Supplied data.
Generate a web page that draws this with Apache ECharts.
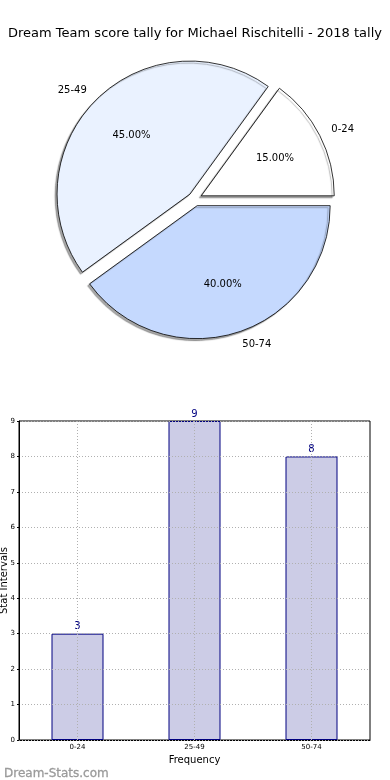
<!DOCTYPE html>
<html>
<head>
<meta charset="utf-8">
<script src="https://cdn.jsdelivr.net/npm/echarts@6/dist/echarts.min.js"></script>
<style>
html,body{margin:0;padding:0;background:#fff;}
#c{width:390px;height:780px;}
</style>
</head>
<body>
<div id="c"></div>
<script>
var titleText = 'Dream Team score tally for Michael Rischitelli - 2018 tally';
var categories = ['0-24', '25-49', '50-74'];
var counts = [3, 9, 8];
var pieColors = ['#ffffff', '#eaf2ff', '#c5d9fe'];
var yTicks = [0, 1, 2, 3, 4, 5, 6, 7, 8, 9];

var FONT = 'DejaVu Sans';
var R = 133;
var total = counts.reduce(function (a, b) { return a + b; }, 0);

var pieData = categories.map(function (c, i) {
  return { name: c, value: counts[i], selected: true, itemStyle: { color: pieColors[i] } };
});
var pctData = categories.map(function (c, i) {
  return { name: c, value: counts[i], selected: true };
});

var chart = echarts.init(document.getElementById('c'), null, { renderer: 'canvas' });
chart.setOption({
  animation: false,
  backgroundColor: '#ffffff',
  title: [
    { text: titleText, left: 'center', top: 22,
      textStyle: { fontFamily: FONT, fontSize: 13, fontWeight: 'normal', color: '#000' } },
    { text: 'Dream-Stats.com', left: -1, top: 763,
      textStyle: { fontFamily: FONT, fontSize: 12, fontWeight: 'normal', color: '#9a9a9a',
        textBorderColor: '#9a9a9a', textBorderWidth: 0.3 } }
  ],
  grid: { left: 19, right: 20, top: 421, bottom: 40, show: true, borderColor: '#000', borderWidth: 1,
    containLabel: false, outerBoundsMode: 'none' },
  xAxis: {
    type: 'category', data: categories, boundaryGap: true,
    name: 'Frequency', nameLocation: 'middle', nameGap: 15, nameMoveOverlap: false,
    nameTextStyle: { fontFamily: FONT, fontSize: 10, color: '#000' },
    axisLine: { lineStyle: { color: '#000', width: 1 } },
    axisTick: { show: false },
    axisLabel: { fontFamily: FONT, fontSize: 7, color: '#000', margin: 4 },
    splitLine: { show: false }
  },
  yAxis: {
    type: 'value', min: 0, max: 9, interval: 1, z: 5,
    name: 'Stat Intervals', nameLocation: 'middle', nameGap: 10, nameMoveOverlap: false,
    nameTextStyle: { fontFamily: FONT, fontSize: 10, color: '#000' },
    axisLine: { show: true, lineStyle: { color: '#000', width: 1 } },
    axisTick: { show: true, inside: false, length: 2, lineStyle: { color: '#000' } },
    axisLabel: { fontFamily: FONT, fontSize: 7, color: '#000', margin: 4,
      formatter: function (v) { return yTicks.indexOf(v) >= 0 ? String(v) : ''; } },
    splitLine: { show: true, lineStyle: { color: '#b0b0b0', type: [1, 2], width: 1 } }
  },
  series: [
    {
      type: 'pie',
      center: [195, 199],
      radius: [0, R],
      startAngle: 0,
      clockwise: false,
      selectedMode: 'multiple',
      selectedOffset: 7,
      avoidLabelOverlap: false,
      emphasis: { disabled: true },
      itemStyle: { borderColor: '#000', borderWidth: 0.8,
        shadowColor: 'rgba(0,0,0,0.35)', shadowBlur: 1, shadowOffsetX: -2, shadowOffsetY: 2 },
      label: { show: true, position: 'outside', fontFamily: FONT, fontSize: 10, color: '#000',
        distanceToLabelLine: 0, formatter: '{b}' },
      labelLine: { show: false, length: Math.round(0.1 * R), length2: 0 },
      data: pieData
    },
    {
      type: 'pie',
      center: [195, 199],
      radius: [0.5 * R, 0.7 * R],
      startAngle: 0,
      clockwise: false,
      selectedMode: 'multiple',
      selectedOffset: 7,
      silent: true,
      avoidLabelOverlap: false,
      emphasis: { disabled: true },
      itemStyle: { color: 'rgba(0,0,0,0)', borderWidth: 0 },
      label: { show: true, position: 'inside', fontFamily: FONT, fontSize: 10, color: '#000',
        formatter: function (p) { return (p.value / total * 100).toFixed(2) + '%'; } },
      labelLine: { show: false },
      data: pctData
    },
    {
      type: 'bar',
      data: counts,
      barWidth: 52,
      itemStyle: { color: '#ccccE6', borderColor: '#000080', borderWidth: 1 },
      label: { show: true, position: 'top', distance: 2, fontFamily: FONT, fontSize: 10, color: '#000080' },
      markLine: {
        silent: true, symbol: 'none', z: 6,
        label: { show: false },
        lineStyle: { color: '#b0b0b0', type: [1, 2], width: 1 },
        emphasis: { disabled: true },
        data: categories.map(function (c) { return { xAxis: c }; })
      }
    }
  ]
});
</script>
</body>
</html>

What the task requires. Write down every line from the opening of the listing to the line with "var total = counts.reduce(function", both included, and nothing else; the pictures are omitted.

Result below.
Generate a web page that draws this with Apache ECharts.
<!DOCTYPE html>
<html>
<head>
<meta charset="utf-8">
<script src="https://cdn.jsdelivr.net/npm/echarts@6/dist/echarts.min.js"></script>
<style>
html,body{margin:0;padding:0;background:#fff;}
#c{width:390px;height:780px;}
</style>
</head>
<body>
<div id="c"></div>
<script>
var titleText = 'Dream Team score tally for Michael Rischitelli - 2018 tally';
var categories = ['0-24', '25-49', '50-74'];
var counts = [3, 9, 8];
var pieColors = ['#ffffff', '#eaf2ff', '#c5d9fe'];
var yTicks = [0, 1, 2, 3, 4, 5, 6, 7, 8, 9];

var FONT = 'DejaVu Sans';
var R = 133;
var total = counts.reduce(function (a, b) { return a + b; }, 0);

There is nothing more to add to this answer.